Restate the whole of the material. Keep every word, and drop the pictures.

== INFORMATION SHOWN ==

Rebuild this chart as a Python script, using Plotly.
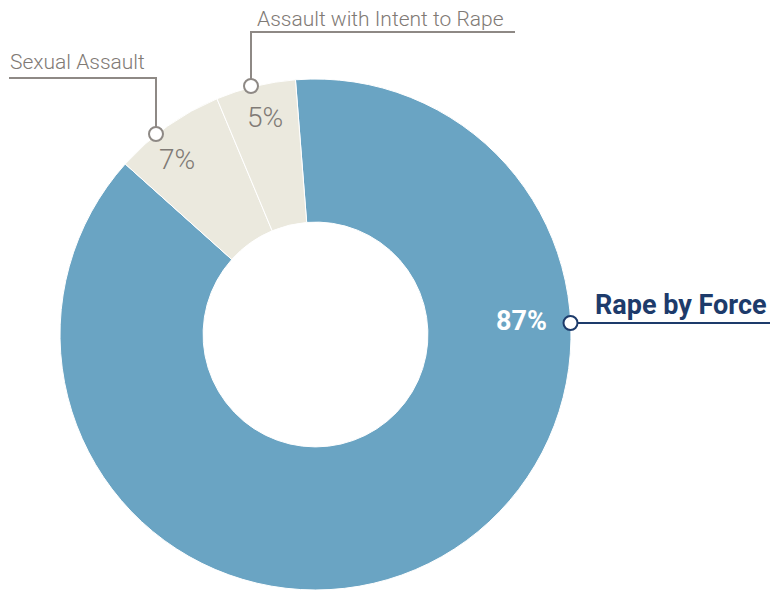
import plotly.graph_objects as go

# Share of offences by category (percent)
categories = ["Rape by Force", "Sexual Assault", "Assault with Intent to Rape"]
shares = [87, 7, 5]
slice_colors = ["#6aa4c3", "#ebe9de", "#ebe9de"]

W, H = 770, 590


def px(x):
    return x / W


def py(y):
    return 1 - y / H


GRAY = "#7f7a75"
LINE_GRAY = "#8e8985"
NAVY = "#1d3b6b"

fig = go.Figure()
fig.add_trace(go.Pie(
    labels=categories,
    values=shares,
    sort=False,
    direction="clockwise",
    rotation=-4.5,
    hole=0.44,
    textinfo="none",
    hoverinfo="label+percent",
    marker=dict(colors=slice_colors, line=dict(color="white", width=1)),
    domain=dict(x=[59.5 / W, 571.5 / W], y=[0, 511 / H]),
    showlegend=False,
))

shapes = []
annotations = []

# leader lines
shapes.append(dict(type="path", xref="paper", yref="paper",
                   path=f"M {px(9)},{py(78)} L {px(156)},{py(78)} L {px(156)},{py(134)}",
                   line=dict(color=LINE_GRAY, width=2)))
shapes.append(dict(type="path", xref="paper", yref="paper",
                   path=f"M {px(515)},{py(32)} L {px(251)},{py(32)} L {px(251)},{py(86)}",
                   line=dict(color=LINE_GRAY, width=2)))
shapes.append(dict(type="line", xref="paper", yref="paper",
                   x0=px(570), y0=py(323), x1=px(770), y1=py(323),
                   line=dict(color=NAVY, width=2)))


def dot(cx, cy, color):
    r = 7
    return dict(type="circle", xref="paper", yref="paper",
                x0=px(cx - r), x1=px(cx + r), y0=py(cy - r), y1=py(cy + r),
                fillcolor="white", line=dict(color=color, width=2))


shapes += [dot(156, 134, LINE_GRAY), dot(251, 86, LINE_GRAY), dot(570.5, 323, NAVY)]

# category names
annotations.append(dict(x=px(8), y=py(62), xref="paper", yref="paper",
                        text=categories[1], showarrow=False,
                        xanchor="left", yanchor="middle",
                        font=dict(family="Roboto", size=21, color=GRAY, weight=300)))
annotations.append(dict(x=px(255), y=py(19), xref="paper", yref="paper",
                        text=categories[2], showarrow=False,
                        xanchor="left", yanchor="middle",
                        font=dict(family="Roboto", size=21, color=GRAY, weight=300)))
annotations.append(dict(x=px(593), y=py(305), xref="paper", yref="paper",
                        text=f"<b>{categories[0]}</b>", showarrow=False,
                        xanchor="left", yanchor="middle",
                        font=dict(family="Roboto", size=27, color=NAVY)))

# percentage values
annotations.append(dict(x=px(549), y=py(321), xref="paper", yref="paper",
                        text=f"<b>{shares[0]}%</b>", showarrow=False,
                        xanchor="right", yanchor="middle",
                        font=dict(family="Roboto", size=27, color="white")))
annotations.append(dict(x=px(176.5), y=py(160), xref="paper", yref="paper",
                        text=f"{shares[1]}%", showarrow=False,
                        xanchor="center", yanchor="middle",
                        font=dict(family="Roboto", size=28, color=GRAY, weight=300)))
annotations.append(dict(x=px(264.5), y=py(118), xref="paper", yref="paper",
                        text=f"{shares[2]}%", showarrow=False,
                        xanchor="center", yanchor="middle",
                        font=dict(family="Roboto", size=28, color=GRAY, weight=300)))

fig.update_layout(
    width=W, height=H,
    margin=dict(l=0, r=0, t=0, b=0),
    paper_bgcolor="white",
    plot_bgcolor="white",
    shapes=shapes,
    annotations=annotations,
)

fig.write_html("out.html")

===

• **ANSWER TO THE EXERCISE**
Rebuild this chart as a Python script, using Plotly.
import plotly.graph_objects as go

# Share of offences by category (percent)
categories = ["Rape by Force", "Sexual Assault", "Assault with Intent to Rape"]
shares = [87, 7, 5]
slice_colors = ["#6aa4c3", "#ebe9de", "#ebe9de"]

W, H = 770, 590


def px(x):
    return x / W


def py(y):
    return 1 - y / H


GRAY = "#7f7a75"
LINE_GRAY = "#8e8985"
NAVY = "#1d3b6b"

fig = go.Figure()
fig.add_trace(go.Pie(
    labels=categories,
    values=shares,
    sort=False,
    direction="clockwise",
    rotation=-4.5,
    hole=0.44,
    textinfo="none",
    hoverinfo="label+percent",
    marker=dict(colors=slice_colors, line=dict(color="white", width=1)),
    domain=dict(x=[59.5 / W, 571.5 / W], y=[0, 511 / H]),
    showlegend=False,
))

shapes = []
annotations = []

# leader lines
shapes.append(dict(type="path", xref="paper", yref="paper",
                   path=f"M {px(9)},{py(78)} L {px(156)},{py(78)} L {px(156)},{py(134)}",
                   line=dict(color=LINE_GRAY, width=2)))
shapes.append(dict(type="path", xref="paper", yref="paper",
                   path=f"M {px(515)},{py(32)} L {px(251)},{py(32)} L {px(251)},{py(86)}",
                   line=dict(color=LINE_GRAY, width=2)))
shapes.append(dict(type="line", xref="paper", yref="paper",
                   x0=px(570), y0=py(323), x1=px(770), y1=py(323),
                   line=dict(color=NAVY, width=2)))


def dot(cx, cy, color):
    r = 7
    return dict(type="circle", xref="paper", yref="paper",
                x0=px(cx - r), x1=px(cx + r), y0=py(cy - r), y1=py(cy + r),
                fillcolor="white", line=dict(color=color, width=2))


shapes += [dot(156, 134, LINE_GRAY), dot(251, 86, LINE_GRAY), dot(570.5, 323, NAVY)]

# category names
annotations.append(dict(x=px(8), y=py(62), xref="paper", yref="paper",
                        text=categories[1], showarrow=False,
                        xanchor="left", yanchor="middle",
                        font=dict(family="Roboto", size=21, color=GRAY, weight=300)))
annotations.append(dict(x=px(255), y=py(19), xref="paper", yref="paper",
                        text=categories[2], showarrow=False,
                        xanchor="left", yanchor="middle",
                        font=dict(family="Roboto", size=21, color=GRAY, weight=300)))
annotations.append(dict(x=px(593), y=py(305), xref="paper", yref="paper",
                        text=f"<b>{categories[0]}</b>", showarrow=False,
                        xanchor="left", yanchor="middle",
                        font=dict(family="Roboto", size=27, color=NAVY)))

# percentage values
annotations.append(dict(x=px(549), y=py(321), xref="paper", yref="paper",
                        text=f"<b>{shares[0]}%</b>", showarrow=False,
                        xanchor="right", yanchor="middle",
                        font=dict(family="Roboto", size=27, color="white")))
annotations.append(dict(x=px(176.5), y=py(160), xref="paper", yref="paper",
                        text=f"{shares[1]}%", showarrow=False,
                        xanchor="center", yanchor="middle",
                        font=dict(family="Roboto", size=28, color=GRAY, weight=300)))
annotations.append(dict(x=px(264.5), y=py(118), xref="paper", yref="paper",
                        text=f"{shares[2]}%", showarrow=False,
                        xanchor="center", yanchor="middle",
                        font=dict(family="Roboto", size=28, color=GRAY, weight=300)))

fig.update_layout(
    width=W, height=H,
    margin=dict(l=0, r=0, t=0, b=0),
    paper_bgcolor="white",
    plot_bgcolor="white",
    shapes=shapes,
    annotations=annotations,
)

fig.write_html("out.html")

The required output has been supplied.